Josh is helping the park create a mariposario, a butterfly farm. Now they are capturing butterflies each day to populate the colonies inside the enclosed farm. Because each species of butterfly require a different species of plant for laying eggs, those plants must all be grown inside the enclosed area. When the eggs grow to a good size, they will be taken into a laboratory where the staff can track the changes through the larvae, pupa and cocoon stages, before the butterflies are returned to the farm enclosure. The butterfly farm actually sits inside another enclosure for the park’s orquideario, orchid farm. The Goshen student who worked here last year assisted with this project.
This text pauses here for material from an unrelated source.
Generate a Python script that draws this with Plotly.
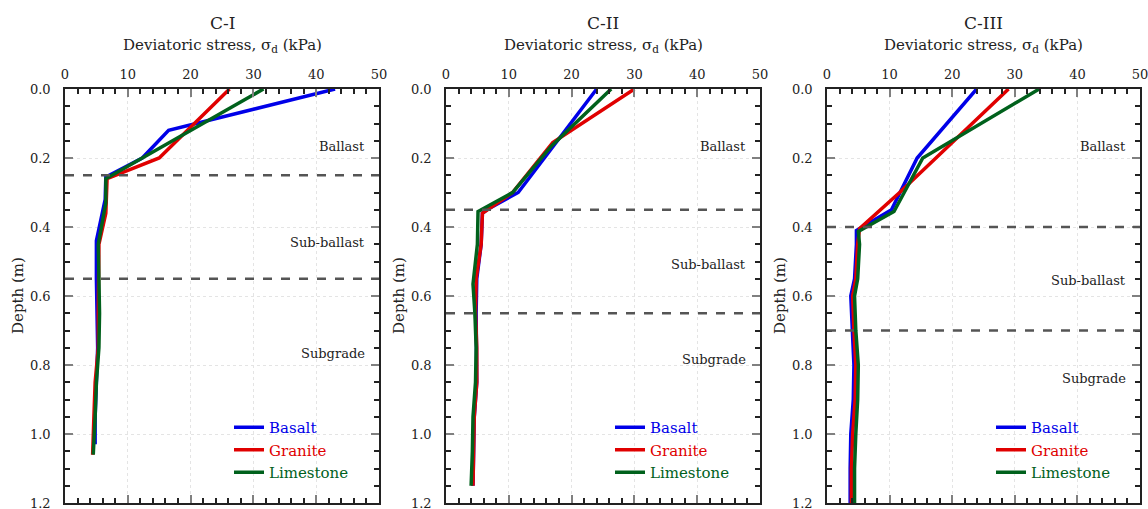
import plotly.graph_objects as go

# ---------------- data ----------------
panels = ["C-I", "C-II", "C-III"]
materials = ["Basalt", "Granite", "Limestone"]

# C-I
basalt_1_depth = [0, 0.12, 0.2, 0.255, 0.32, 0.44, 0.55, 0.65, 0.75, 0.85, 0.95, 1.03]
basalt_1_stress = [43.0, 16.5, 12.3, 6.5, 6.4, 5.0, 5.0, 5.1, 5.2, 5.0, 4.8, 4.8]
granite_1_depth = [0, 0.2, 0.26, 0.36, 0.45, 0.55, 0.65, 0.75, 0.85, 0.95, 1.06]
granite_1_stress = [26.2, 15.0, 6.7, 6.5, 5.4, 5.3, 5.3, 5.3, 4.8, 4.6, 4.4]
limestone_1_depth = [0, 0.26, 0.33, 0.45, 0.55, 0.65, 0.75, 0.85, 0.95, 1.06]
limestone_1_stress = [31.6, 6.5, 6.5, 5.3, 5.4, 5.5, 5.4, 5.0, 4.8, 4.5]

# C-II
basalt_2_depth = [0, 0.3, 0.35, 0.36, 0.45, 0.55, 0.65, 0.75, 0.85, 0.95, 1.05, 1.15]
basalt_2_stress = [24.0, 11.5, 6.5, 5.8, 5.6, 4.9, 4.8, 4.9, 4.9, 4.5, 4.4, 4.3]
granite_2_depth = [0, 0.155, 0.30, 0.36, 0.45, 0.55, 0.65, 0.75, 0.85, 0.95, 1.05, 1.15]
granite_2_stress = [30.0, 17.0, 10.6, 5.8, 5.6, 4.8, 4.7, 4.9, 4.9, 4.5, 4.4, 4.3]
limestone_2_depth = [0, 0.165, 0.30, 0.355, 0.45, 0.565, 0.65, 0.75, 0.85, 0.95, 1.05, 1.15]
limestone_2_stress = [26.3, 16.8, 10.6, 5.1, 5.0, 4.3, 4.6, 4.8, 4.7, 4.3, 4.2, 4.0]

# C-III
basalt_3_depth = [0, 0.2, 0.35, 0.41, 0.45, 0.55, 0.6, 0.7, 0.8, 0.9, 1.0, 1.1, 1.2]
basalt_3_stress = [23.9, 14.4, 10.3, 4.7, 4.7, 4.4, 3.8, 4.1, 4.3, 4.2, 3.8, 3.7, 3.7]
granite_3_depth = [0, 0.3, 0.405, 0.45, 0.55, 0.6, 0.7, 0.8, 0.9, 1.0, 1.1, 1.2]
granite_3_stress = [29.0, 11.6, 5.2, 4.9, 4.6, 4.1, 4.3, 4.6, 4.5, 4.1, 3.9, 3.9]
limestone_3_depth = [0, 0.2, 0.355, 0.413, 0.45, 0.55, 0.6, 0.7, 0.8, 0.9, 1.0, 1.1, 1.2]
limestone_3_stress = [33.9, 15.3, 10.7, 5.0, 5.2, 4.9, 4.4, 4.6, 5.0, 4.9, 4.6, 4.4, 4.4]

# layer boundaries (m)
boundaries_1 = [0.25, 0.55]
boundaries_2 = [0.35, 0.65]
boundaries_3 = [0.40, 0.70]

layer_names = ["Ballast", "Sub-ballast", "Subgrade"]
layer_label_depth_1 = [0.166, 0.446, 0.768]
layer_label_depth_2 = [0.166, 0.509, 0.783]
layer_label_depth_3 = [0.166, 0.555, 0.838]

x_ticks = [0, 10, 20, 30, 40, 50]
y_ticks = [0.0, 0.2, 0.4, 0.6, 0.8, 1.0, 1.2]

# ---------------- styling ----------------
W, H = 1148, 509
colors = {"Basalt": "#0000e8", "Granite": "#e00000", "Limestone": "#00611c"}
FONT = "DejaVu Serif"

data = [
    {"Basalt": (basalt_1_stress, basalt_1_depth),
     "Granite": (granite_1_stress, granite_1_depth),
     "Limestone": (limestone_1_stress, limestone_1_depth)},
    {"Basalt": (basalt_2_stress, basalt_2_depth),
     "Granite": (granite_2_stress, granite_2_depth),
     "Limestone": (limestone_2_stress, limestone_2_depth)},
    {"Basalt": (basalt_3_stress, basalt_3_depth),
     "Granite": (granite_3_stress, granite_3_depth),
     "Limestone": (limestone_3_stress, limestone_3_depth)},
]
boundaries = [boundaries_1, boundaries_2, boundaries_3]
label_depths = [layer_label_depth_1, layer_label_depth_2, layer_label_depth_3]

px_domains = [(65, 379), (446, 760), (827, 1140)]
T, B = 89, 6
PH = H - T - B

def py(p):  # pixel y -> paper y
    return 1 - (p - T) / PH

fig = go.Figure()
annotations = []
shapes = []

for i in range(3):
    ax = "" if i == 0 else str(i + 1)
    xa, ya = "x" + ax, "y" + ax
    leg = "legend" if i == 0 else "legend" + str(i + 1)
    for m in materials:
        xs, ys = data[i][m]
        fig.add_trace(go.Scatter(
            x=xs, y=ys, mode="lines",
            line=dict(color=colors[m], width=3.5),
            name=f"<span style='color:{colors[m]}'>{m}</span>",
            xaxis=xa, yaxis=ya, legend=leg, showlegend=True,
        ))
    x0, x1 = px_domains[i]
    dom = [x0 / W, x1 / W]
    axis_common = dict(
        showline=True, linecolor="#222", linewidth=1.5, mirror="allticks",
        ticks="inside", ticklen=8, tickcolor="#808080", tickwidth=1.5,
        showgrid=True, gridcolor="#e4e4e4", griddash="dot", gridwidth=1,
        zeroline=False, ticklabeloverflow="allow",
        tickfont=dict(family=FONT, size=13, color="#222"),
    )
    fig.layout["xaxis" + ax] = dict(
        axis_common, domain=dom, range=[0, 50], side="top",
        tickvals=x_ticks, anchor=ya,
        minor=dict(dtick=2, ticks="inside", ticklen=5, tickcolor="#222", showgrid=False),
        ticklabelstandoff=3,
    )
    fig.layout["yaxis" + ax] = dict(
        axis_common, domain=[0, 1], range=[1.2, 0], anchor=xa,
        tickvals=y_ticks, tickformat=".1f",
        minor=dict(dtick=0.05, ticks="inside", ticklen=5, tickcolor="#222", showgrid=False),
        ticklabelstandoff=10,
    )
    # boundary lines
    for b in boundaries[i]:
        shapes.append(dict(type="line", xref=xa, yref=ya, x0=0, x1=50, y0=b, y1=b,
                           line=dict(color="#555555", width=2.5, dash="dash"), layer="above"))
    # layer labels
    for name, d in zip(layer_names, label_depths[i]):
        annotations.append(dict(text=name, xref=xa, yref=ya, x=48.1, y=d,
                                xanchor="right", yanchor="middle", showarrow=False,
                                font=dict(family=FONT, size=13, color="#222")))
    cx = (x0 + x1) / 2 / W
    annotations.append(dict(text=panels[i], xref="paper", yref="paper", x=cx, y=py(23),
                            xanchor="center", yanchor="middle", showarrow=False,
                            font=dict(family=FONT, size=17, color="#222")))
    annotations.append(dict(text="Deviatoric stress, σ<sub>d</sub> (kPa)", xref="paper", yref="paper",
                            x=cx, y=py(46), xanchor="center", yanchor="middle", showarrow=False,
                            font=dict(family=FONT, size=15, color="#222")))
    annotations.append(dict(text="Depth (m)", xref="paper", yref="paper", x=(x0 - 47) / W, y=0.5,
                            xanchor="center", yanchor="middle", textangle=-90, showarrow=False,
                            font=dict(family=FONT, size=15, color="#222")))
    fig.layout[leg] = dict(
        x=(x0 + 164) / W, y=py(411), xanchor="left", yanchor="top",
        bgcolor="rgba(0,0,0,0)", borderwidth=0,
        font=dict(family=FONT, size=15), tracegroupgap=0, traceorder="normal",
    )

fig.update_layout(
    width=W, height=H,
    margin=dict(l=0, r=0, t=T, b=B, autoexpand=False),
    paper_bgcolor="white", plot_bgcolor="white",
    annotations=annotations, shapes=shapes,
    font=dict(family=FONT, color="#222"),
)

fig.write_html("out.html", config={"displayModeBar": False},
               post_script="document.body.style.margin='0';document.body.style.padding='0';")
On the day that Doug visited, Josh, Carmen (his supervisor) and Kelton were going butterfly hunting. We rode a pickup to the main hacienda of a coffee farm halfway up the slope to the top of the extinct volcano. We roamed through the lanes that penetrate the coffee groves, and periodically Josh or Kelton would dash off with their nets in the air to nab a distant butterfly they saw. The specimens were brought back to Carmen, who carried the cage. In less than an hour they had about 15 specimens.
In the afternoon Doug went with Josh to his home, located near the park entrance in a small community called Guanacaste, where he lives with Carmen, her husband Alexander, their 2-year-old son Jeshua, and an 8-month-old baby. In the evenings Josh teaches English to a class of local kids.